Gregory Hines, who was greatly influenced by Coles, said Coles’ dancing showed “really what tap is and what it means.”

Singer Lena Horne had once said that Coles was so graceful “he made butterflies clumsy.”


Coles’ career began with vaudeville and club acts and expanded to the stage and television. Among his other Broadway credits are “Hello, Dolly!” and “Gentlemen Prefer Blondes.” He also performed with the national touring company of “Bubbling Brown Sugar.”

Coles, who was given his nickname by his sister, appeared in the movies “The Cotton Club” and “Dirty Dancing” and his broadcast appearances included the television version of “The Tap Dance Kid.”

Locally, his urbane showmanship was displayed at UCLA in 1986 with the revue “Essence of Rhythm,” in which he starred with Eddie Brown, Howard (Sandman) Sims and Jimmy Slyde. The four represented the various styles of tap highlighted by Coles’ easy stroll across the stage in which he said: “If you can walk, you can dance.”

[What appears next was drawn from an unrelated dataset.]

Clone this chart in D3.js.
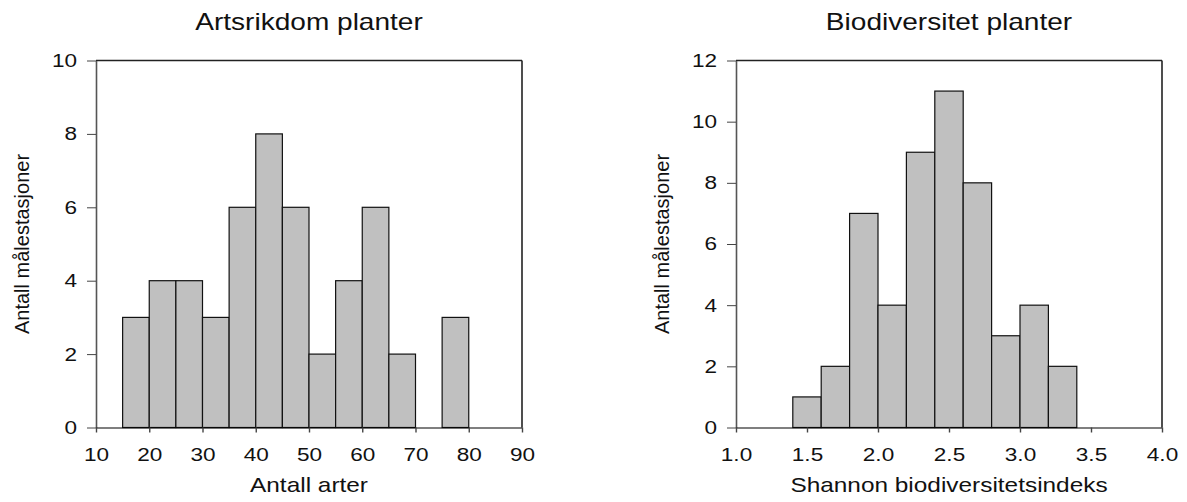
<!DOCTYPE html>
<html>
<head>
<meta charset="utf-8">
<script src="https://cdn.jsdelivr.net/npm/d3@7"></script>
<style>
  html, body { margin: 0; padding: 0; background: #fff; }
  svg { display: block; font-family: "Liberation Sans", Arial, sans-serif; }
</style>
</head>
<body>
<svg id="chart" width="1187" height="502"></svg>
<script>
// Species richness histogram: lower bin edges (width 5) and counts
const artsBinStarts = [15, 20, 25, 30, 35, 40, 45, 50, 55, 60, 65, 70, 75];
const artsCounts    = [3, 4, 4, 3, 6, 8, 6, 2, 4, 6, 2, 0, 3];
const artsBinWidth  = 5;
const artsXTicks    = [10, 20, 30, 40, 50, 60, 70, 80, 90];
const artsYTicks    = [0, 2, 4, 6, 8, 10];

// Shannon diversity histogram: lower bin edges (width 0.2) and counts
const shannonBinStarts = [1.4, 1.6, 1.8, 2.0, 2.2, 2.4, 2.6, 2.8, 3.0, 3.2];
const shannonCounts    = [1, 2, 7, 4, 9, 11, 8, 3, 4, 2];
const shannonBinWidth  = 0.2;
const shannonXTicks    = [1.0, 1.5, 2.0, 2.5, 3.0, 3.5, 4.0];
const shannonYTicks    = [0, 2, 4, 6, 8, 10, 12];

const titles  = ["Artsrikdom planter", "Biodiversitet planter"];
const xLabels = ["Antall arter", "Shannon biodiversitetsindeks"];
const yLabel  = "Antall målestasjoner";

// Horizontal text is drawn slightly widened
const STRETCH = 1.22;

const svg = d3.select("#chart");

function histogram(opts) {
  const { left, right, top, bottom, xDomain, yDomain, xTicks, yTicks,
          xFormat, starts, counts, width, title, xLabel } = opts;

  const x = d3.scaleLinear().domain(xDomain).range([left, right]);
  const y = d3.scaleLinear().domain(yDomain).range([bottom, top]);
  const g = svg.append("g");

  // Bars
  const bins = starts.map((s, i) => ({ x0: s, x1: s + width, n: counts[i] }))
                     .filter(d => d.n > 0);
  g.append("g").selectAll("rect")
    .data(bins)
    .join("rect")
      .attr("x", d => x(d.x0))
      .attr("y", d => y(d.n))
      .attr("width", d => x(d.x1) - x(d.x0))
      .attr("height", d => y(0) - y(d.n))
      .attr("fill", "#c0c0c0")
      .attr("stroke", "#111")
      .attr("stroke-width", 1.2);

  // Frame: top and right
  g.append("line").attr("x1", left).attr("x2", right).attr("y1", top).attr("y2", top)
    .attr("stroke", "#222").attr("stroke-width", 1.3);
  g.append("line").attr("x1", right).attr("x2", right).attr("y1", top).attr("y2", bottom)
    .attr("stroke", "#222").attr("stroke-width", 1.6);

  // Y axis
  const yAxis = g.append("g")
    .attr("transform", `translate(${left},0)`)
    .call(d3.axisLeft(y).tickValues(yTicks).tickSize(9).tickSizeOuter(0).tickPadding(10));
  yAxis.select(".domain").attr("stroke", "#555").attr("stroke-width", 1.6);
  yAxis.selectAll(".tick line").attr("stroke", "#444").attr("stroke-width", 1);
  yAxis.selectAll(".tick text")
    .attr("fill", "#111")
    .style("font-size", "18.5px")
    .attr("transform", function () {
      const tx = +this.getAttribute("x");
      return `translate(${tx},0) scale(${STRETCH},1)`;
    })
    .attr("x", 0);

  // X axis
  const xAxis = g.append("g")
    .attr("transform", `translate(0,${bottom})`)
    .call(d3.axisBottom(x).tickValues(xTicks).tickFormat(xFormat)
      .tickSize(5).tickSizeOuter(0).tickPadding(15));
  xAxis.select(".domain").attr("stroke", "#000").attr("stroke-width", 1.2);
  xAxis.selectAll(".tick line").attr("stroke", "#444").attr("stroke-width", 1.4);
  xAxis.selectAll(".tick text")
    .attr("fill", "#111")
    .style("font-size", "18.5px")
    .attr("x", 0)
    .attr("transform", `scale(${STRETCH},1)`);

  const cx = (left + right) / 2;
  const cy = (top + bottom) / 2;

  // Title
  g.append("text")
    .attr("transform", `translate(${cx},30) scale(${STRETCH},1)`)
    .attr("text-anchor", "middle")
    .style("font-size", "23px")
    .attr("fill", "#111")
    .text(title);

  // X label
  g.append("text")
    .attr("transform", `translate(${cx},492) scale(${STRETCH},1)`)
    .attr("text-anchor", "middle")
    .style("font-size", "20px")
    .attr("fill", "#111")
    .text(xLabel);

  // Y label
  g.append("text")
    .attr("transform", `translate(${left - 67},${cy}) rotate(-90)`)
    .attr("text-anchor", "middle")
    .style("font-size", "20px")
    .attr("fill", "#111")
    .text(yLabel);
}

histogram({
  left: 96, right: 522, top: 60.5, bottom: 427.5,
  xDomain: [10, 90], yDomain: [0, 10],
  xTicks: artsXTicks, yTicks: artsYTicks, xFormat: d3.format("d"),
  starts: artsBinStarts, counts: artsCounts, width: artsBinWidth,
  title: titles[0], xLabel: xLabels[0]
});

histogram({
  left: 736, right: 1162, top: 60.5, bottom: 427.5,
  xDomain: [1.0, 4.0], yDomain: [0, 12],
  xTicks: shannonXTicks, yTicks: shannonYTicks, xFormat: d3.format(".1f"),
  starts: shannonBinStarts, counts: shannonCounts, width: shannonBinWidth,
  title: titles[1], xLabel: xLabels[1]
});
</script>
</body>
</html>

The Philadelphia-born Coles never studied dancing formally, but learned by emulating Bill (Bojangles) Robinson and John W. Bubbles. Coles also performed with such big bands as those of Cab Calloway and Count Basie and with Fats Waller’s group.


In 1946, Coles teamed with Cholly Atkins and the team of Coles and Atkins were cast three years later in “Gentlemen Prefer Blondes” on Broadway.

“He thinks each step,” said Carol Channing, who starred in the show. “Each step is a story . . . that’s a star.”

Last year, President Bush awarded him the National Medal of the Arts.

As age diminished his strength, Coles resorted to the nuances of tap.


“Maybe I was a stronger hoofer at one time, but I can sell it now,” he told The Times several years ago.

Besides his wife, Coles is survived by a son, daughter and several grandchildren.